Song by Jessie Reyez featuring Eminem

from the album Before Love Came to Kill Us
- Released: March 27, 2020
- Genre: Pop; hip hop; R&B;
- Length: 4:22.
- Label: FMLY; Island;
- Songwriters: Jessie Reyez; Marshall Mathers; Andre Robertson; Tobias Frelin;
- Producers: Bizness Boi; Tobias Frelin; Eminem (add.);

= Coffin (song) =

2020 song by Jessie Reyez

"Coffin" is a song by Canadian singer-songwriter Jessie Reyez featuring American rapper Eminem released from her debut full-length studio album Before Love Came to Kill Us on March 27, 2020, via FMLY/Island Records. The track was written by Reyez and Eminem, alongside producers Bizness Boi and Tobias Frelin (with additional production credits going to Eminem). The song has managed to chart in Canada despite not being a single.
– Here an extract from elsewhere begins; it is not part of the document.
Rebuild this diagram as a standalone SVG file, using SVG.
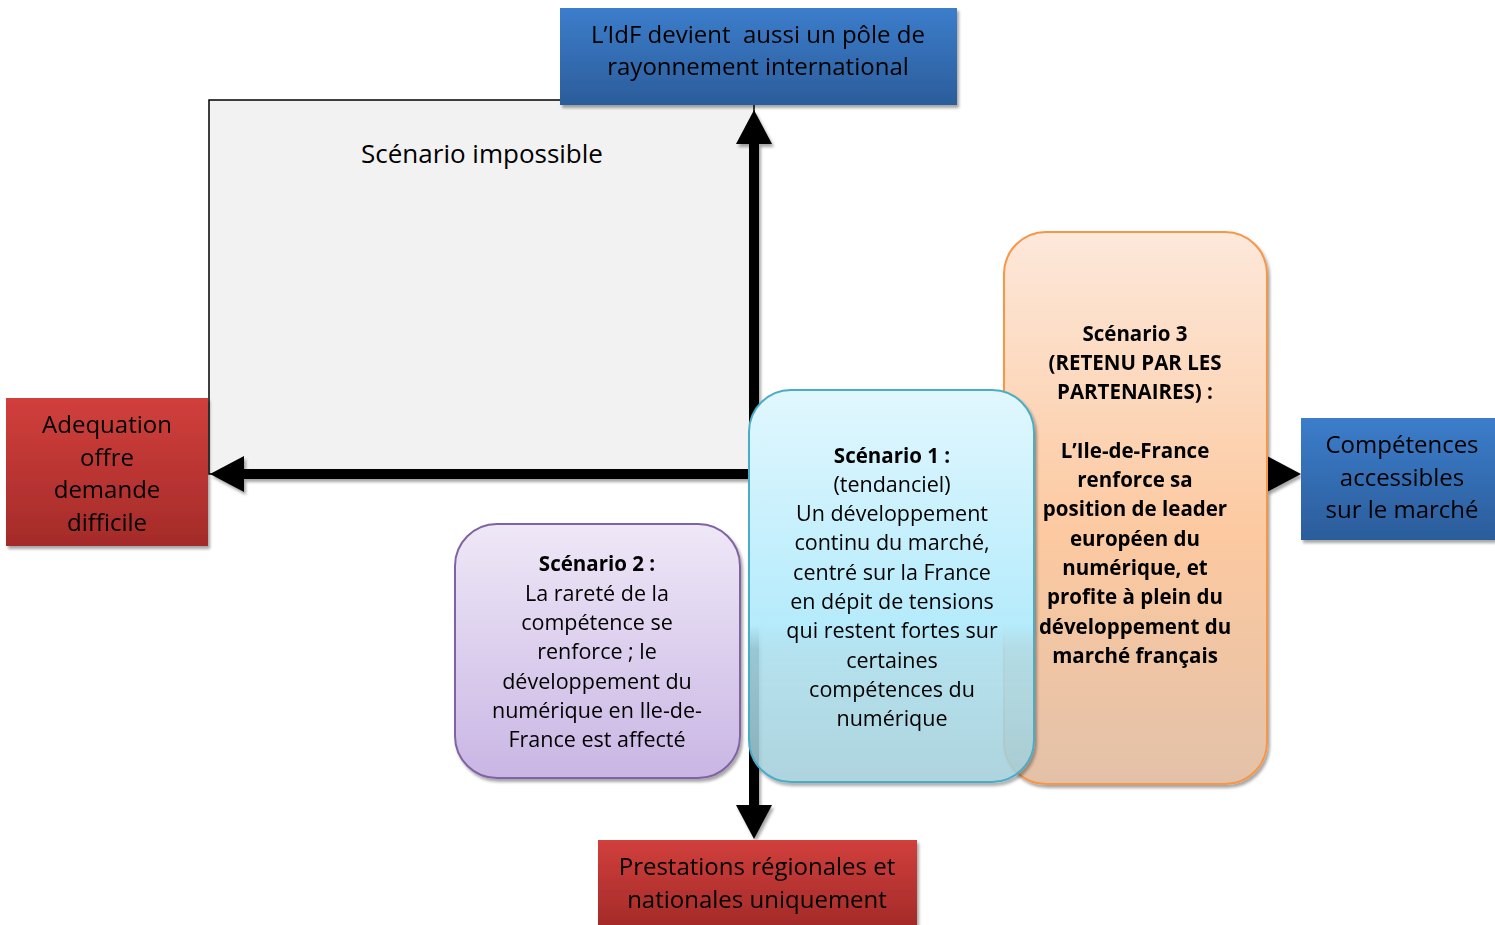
<svg xmlns="http://www.w3.org/2000/svg" width="1495" height="925" viewBox="0 0 1495 925">
  <style>
    text { font-family: "Open Sans", "Liberation Sans", sans-serif; fill: #000; text-anchor: middle; }
    .ax { font-size: 24px; }
    .sc { font-size: 21.5px; }
    .scb { font-size: 20.5px; font-weight: bold; }
    .axis { stroke: #000; stroke-width: 10; fill: none; }
  </style>
  <defs>
    <linearGradient id="gBlue" x1="0" y1="0" x2="0" y2="1">
      <stop offset="0" stop-color="#3c7dcb"/>
      <stop offset="1" stop-color="#2b5d9b"/>
    </linearGradient>
    <linearGradient id="gRed" x1="0" y1="0" x2="0" y2="1">
      <stop offset="0" stop-color="#d13f3c"/>
      <stop offset="1" stop-color="#a42b29"/>
    </linearGradient>
    <linearGradient id="gPurple" x1="0" y1="0" x2="0" y2="1">
      <stop offset="0" stop-color="#efe8f7"/>
      <stop offset="1" stop-color="#c9b6e4"/>
    </linearGradient>
    <linearGradient id="gCyan" x1="0" y1="0" x2="0" y2="1">
      <stop offset="0" stop-color="#e1f7fe"/>
      <stop offset="0.6" stop-color="#b5ebfb"/>
      <stop offset="0.66" stop-color="#b0e4f3" stop-opacity="0.85"/>
      <stop offset="1" stop-color="#a5d3df" stop-opacity="0.8"/>
    </linearGradient>
    <linearGradient id="gOrange" x1="0" y1="0" x2="0" y2="1">
      <stop offset="0" stop-color="#fde8da"/>
      <stop offset="0.55" stop-color="#fcc9a0"/>
      <stop offset="1" stop-color="#e3c1a8"/>
    </linearGradient>
    <filter id="shadow" x="-10%" y="-10%" width="125%" height="125%">
      <feDropShadow dx="2" dy="3" stdDeviation="1.5" flood-color="#000" flood-opacity="0.35"/>
    </filter>
    <marker id="head" viewBox="0 0 34 36" refX="0" refY="18" markerWidth="34" markerHeight="36" markerUnits="userSpaceOnUse" orient="auto-start-reverse">
      <path d="M0,0 L34,18 L0,36 Z" fill="#000"/>
    </marker>
  </defs>

  <!-- upper-left quadrant -->
  <g id="impossible">
    <rect x="209" y="100" width="545" height="374" fill="#f2f2f2" stroke="#000" stroke-width="1.5"/>
    <text x="482" y="163" font-size="26">Scénario impossible</text>
  </g>

  <!-- axes -->
  <g id="connectors" filter="url(#shadow)">
    <line class="axis" x1="754" y1="805" x2="754" y2="144" marker-start="url(#head)" marker-end="url(#head)"/>
    <line class="axis" x1="244" y1="474" x2="1267" y2="474" marker-start="url(#head)" marker-end="url(#head)"/>
  </g>

  <!-- axis end labels -->
  <g id="top-label" filter="url(#shadow)">
    <rect x="560" y="8" width="397" height="97" fill="url(#gBlue)"/>
    <text class="ax" x="758" y="43" xml:space="preserve">L’IdF devient  aussi un pôle de</text>
    <text class="ax" x="758" y="75">rayonnement international</text>
  </g>
  <g id="left-label" filter="url(#shadow)">
    <rect x="6" y="398" width="202" height="148" fill="url(#gRed)"/>
    <text class="ax" x="107" y="433">Adequation</text>
    <text class="ax" x="107" y="466">offre</text>
    <text class="ax" x="107" y="498">demande</text>
    <text class="ax" x="107" y="531">difficile</text>
  </g>
  <g id="right-label" filter="url(#shadow)">
    <rect x="1301" y="418" width="194" height="122" fill="url(#gBlue)"/>
    <text class="ax" x="1402" y="453">Compétences</text>
    <text class="ax" x="1402" y="486">accessibles</text>
    <text class="ax" x="1402" y="518">sur le marché</text>
  </g>
  <g id="bottom-label" filter="url(#shadow)">
    <rect x="598" y="840" width="319" height="85" fill="url(#gRed)"/>
    <text class="ax" x="757" y="875">Prestations régionales et</text>
    <text class="ax" x="757" y="908">nationales uniquement</text>
  </g>

  <!-- scenario 3 -->
  <g id="scenario3" filter="url(#shadow)">
    <rect x="1004" y="232" width="263" height="552" rx="42" fill="url(#gOrange)" stroke="#f79646" stroke-width="2"/>
    <text class="scb" x="1135" y="341">Scénario 3</text>
    <text class="scb" x="1135" y="370">(RETENU PAR LES</text>
    <text class="scb" x="1135" y="399">PARTENAIRES) :</text>
    <text class="scb" x="1135" y="458">L’Ile-de-France</text>
    <text class="scb" x="1135" y="487">renforce sa</text>
    <text class="scb" x="1135" y="516">position de leader</text>
    <text class="scb" x="1135" y="546">européen du</text>
    <text class="scb" x="1135" y="575">numérique, et</text>
    <text class="scb" x="1135" y="604">profite à plein du</text>
    <text class="scb" x="1135" y="634">développement du</text>
    <text class="scb" x="1135" y="663">marché français</text>
  </g>

  <!-- scenario 2 -->
  <g id="scenario2" filter="url(#shadow)">
    <rect x="455" y="524" width="285" height="254" rx="42" fill="url(#gPurple)" stroke="#8064a2" stroke-width="2"/>
    <text class="scb" x="597" y="571">Scénario 2 :</text>
    <text class="sc" x="597" y="601">La rareté de la</text>
    <text class="sc" x="597" y="630">compétence se</text>
    <text class="sc" x="597" y="659">renforce ; le</text>
    <text class="sc" x="597" y="689">développement du</text>
    <text class="sc" x="597" y="718">numérique en Ile-de-</text>
    <text class="sc" x="597" y="747">France est affecté</text>
  </g>

  <!-- scenario 1 -->
  <g id="scenario1" filter="url(#shadow)">
    <rect x="749" y="390" width="285" height="392" rx="42" fill="url(#gCyan)" stroke="#4bacc6" stroke-width="2"/>
    <text class="scb" x="892" y="463">Scénario 1 :</text>
    <text class="sc" x="892" y="492">(tendanciel)</text>
    <text class="sc" x="892" y="521">Un développement</text>
    <text class="sc" x="892" y="550">continu du marché,</text>
    <text class="sc" x="892" y="580">centré sur la France</text>
    <text class="sc" x="892" y="609">en dépit de tensions</text>
    <text class="sc" x="892" y="638">qui restent fortes sur</text>
    <text class="sc" x="892" y="668">certaines</text>
    <text class="sc" x="892" y="697">compétences du</text>
    <text class="sc" x="892" y="726">numérique</text>
  </g>
</svg>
In the spirit of their previous collaborations "Good Guy" and "Nice Guy" from Eminem's Kamikaze (2018), the song is about another complicated relationship.

==Personnel==
- Jessie Reyez – main artist, vocals, songwriter
- Marshall Mathers – featured artist, vocals, additional producer, songwriter
- Tobias "Priest" Frelin – bass guitar, producer, songwriter
- Andre Robertson – programming, producer, songwriter
- Luis Resto – additional keyboards
- Joe Strange – recording
- Karl Wingate – recording
- Mike Strange – recording
- Spencer "Moose" Muscio – recording
- Tony Campana – recording
- Riley Bell – mixing
- Mike Bozzi – mastering

==Charts==

| Chart (2020) | Peak position |
|---|---|
| Canada Hot 100 (Billboard) | 98 |

==Certifications==

Certifications and sales for "Coffin"
| Region | Certification | Certified units/sales |
| Canada (Music Canada) | Gold | 40,000^{‡} |
^{‡} Sales+streaming figures based on certification alone.